Q4. Can I make this ahead for a gathering? You can bake it the day before with no problem. Store it covered at room temperature overnight, or in the fridge if your kitchen is warm. It actually tastes great the next day once the flavors have had time to settle — some people prefer it that way.

Q5. Can I freeze this cake? Yes, and it freezes surprisingly well. Slice it first, wrap each piece individually in plastic wrap, and freeze for up to a month. Thaw slices at room temperature for about an hour or in the fridge overnight. The texture stays tender and the blueberries don’t turn mushy.

Conclusion

There’s a reason certain recipes earn a permanent place in a kitchen — and this blueberry cake is exactly that kind of recipe. It’s the one you come back to when you want something that feels genuinely homemade without any fuss, something that fills your kitchen with warmth and lands on the table looking and tasting like it took far more effort than it did. Whether you make it for a quiet afternoon at home or share it with people you love, it delivers every single time.

So go ahead and preheat that oven. This cake takes about an hour from start to finish, and the hardest part is waiting for it to cool before slicing. Once you’ve had a piece — soft, tender, full of juicy berries — you’ll understand why it’s worth making again and again. Make it your own, play with the variations, and don’t forget to share a slice.

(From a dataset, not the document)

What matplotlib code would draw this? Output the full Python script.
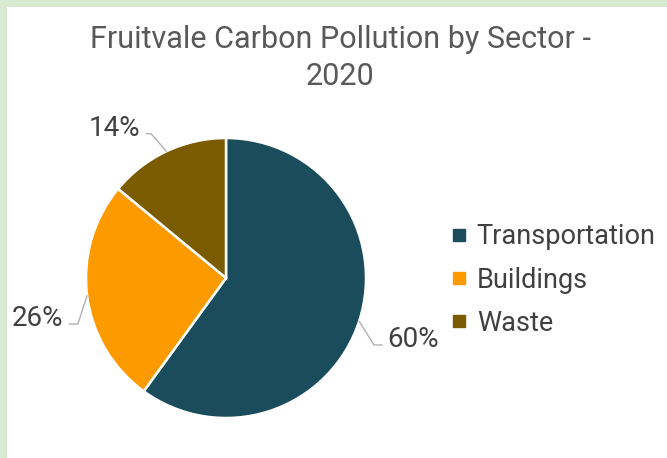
import matplotlib.pyplot as plt
from matplotlib.lines import Line2D
from matplotlib.patches import Rectangle
import numpy as np

plt.rcParams['font.family'] = ['Roboto', 'DejaVu Sans']

# data
sectors = ['Transportation', 'Buildings', 'Waste']
shares = [60, 26, 14]
colors = ['#1a4c5b', '#fd9a00', '#7b5b00']

# label layout: text anchor (data units), connector angle, text side
label_pos = [(1.155, -0.44), (-1.16, -0.29), (-0.61, 1.07)]
leader_angle = [-58, -108, 131]
text_ha = ['left', 'right', 'right']

fig = plt.figure(figsize=(6.67, 4.58), dpi=100)
fig.patch.set_facecolor('#d9ead3')
# white card with a green strip on top and left
fig.patches.append(Rectangle((7 / 667, 0), 1, 1 - 7 / 458, transform=fig.transFigure,
                             facecolor='white', edgecolor='none', zorder=-5))

# axes so pie centre sits at (226, 278) px with radius 140 px
W, H, R = 667, 458, 140
cx, cy = 226, 278
xl, xr, yb, yt = -1.4, 1.4, -1.2, 1.6
ax = fig.add_axes([(cx + xl * R) / W, (H - cy + yb * R) / H,
                   (xr - xl) * R / W, (yt - yb) * R / H])
ax.set_zorder(2)

wedges, _ = ax.pie(shares, colors=colors, startangle=90, counterclock=False,
                   radius=1, wedgeprops=dict(edgecolor='white', linewidth=1.8))
ax.set_xlim(xl, xr)
ax.set_ylim(yb, yt)
ax.set_aspect('equal')
ax.axis('off')

for w, v, pos, ang, ha in zip(wedges, shares, label_pos, leader_angle, text_ha):
    mid = np.deg2rad((w.theta1 + w.theta2) / 2)
    edge = (np.cos(mid), np.sin(mid))
    ax.annotate(f'{v}%', xy=edge, xytext=pos, ha=ha, va='center',
                fontsize=20, color='#404040',
                arrowprops=dict(arrowstyle='-', color='#b0b0b0', lw=1,
                                relpos=(0 if ha == 'left' else 1, 0.3),
                                shrinkA=2, shrinkB=0,
                                connectionstyle=f'angle,angleA=0,angleB={ang},rad=0'))

fig.text(340 / W, 1 - 58 / H, 'Fruitvale Carbon Pollution by Sector -\n2020',
         ha='center', va='center', fontsize=22, color='#595959', linespacing=1.35)

handles = [Line2D([], [], marker='s', linestyle='none', markersize=9,
                  markerfacecolor=c, markeredgecolor=c) for c in colors]
fig.legend(handles, sectors, loc='center left', bbox_to_anchor=(451 / W, 1 - 280 / H),
           frameon=False, fontsize=19.5, labelcolor='#404040', handlelength=0.6,
           handletextpad=0.35, labelspacing=0.6, borderpad=0, borderaxespad=0)

plt.savefig('out.png', dpi=100)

The Softest Homemade Blueberry Cake

Recipe by Yummy Platy VibezCourse: Cake
Servings

4

servings
Prep time

15

minutes
Cooking time

35

minutes
Calories

240

kcal
Total time

1

hour 

A tender, golden cake packed with juicy blueberries in every bite. Moist enough for dessert, simple enough for a weekday bake, and easy to make with ingredients you already have on hand.

Ingredients

  • Dry

  • 1½ cups all-purpose flour

  • 1 teaspoon baking powder

  • ½ teaspoon baking soda

  • ¼ teaspoon salt

  • Wet

  • ½ cup unsalted butter, softened

  • ¾ cup granulated sugar

  • 2 large eggs

  • 1 teaspoon pure vanilla extract

  • ½ cup whole milk

  • Blueberries

  • 1½ cups fresh or frozen blueberries

Directions

  • Preheat oven to 180°C (350°F). Grease a medium baking pan and set aside.
  • Whisk flour, baking powder, baking soda, and salt in a bowl.
  • Beat butter and sugar in a large bowl until pale and fluffy, about 2–3 minutes. Add eggs one at a time, then stir in vanilla.
  • Add dry ingredients in two additions, alternating with milk. Stir until just combined — do not overmix.
  • Toss blueberries in a teaspoon of flour, then fold gently into the batter.
  • Pour batter into prepared pan. Bake 30–35 minutes until the top is golden and a toothpick comes out clean.
  • Rest in pan for 10 minutes, then turn out and cool on a wire rack before slicing.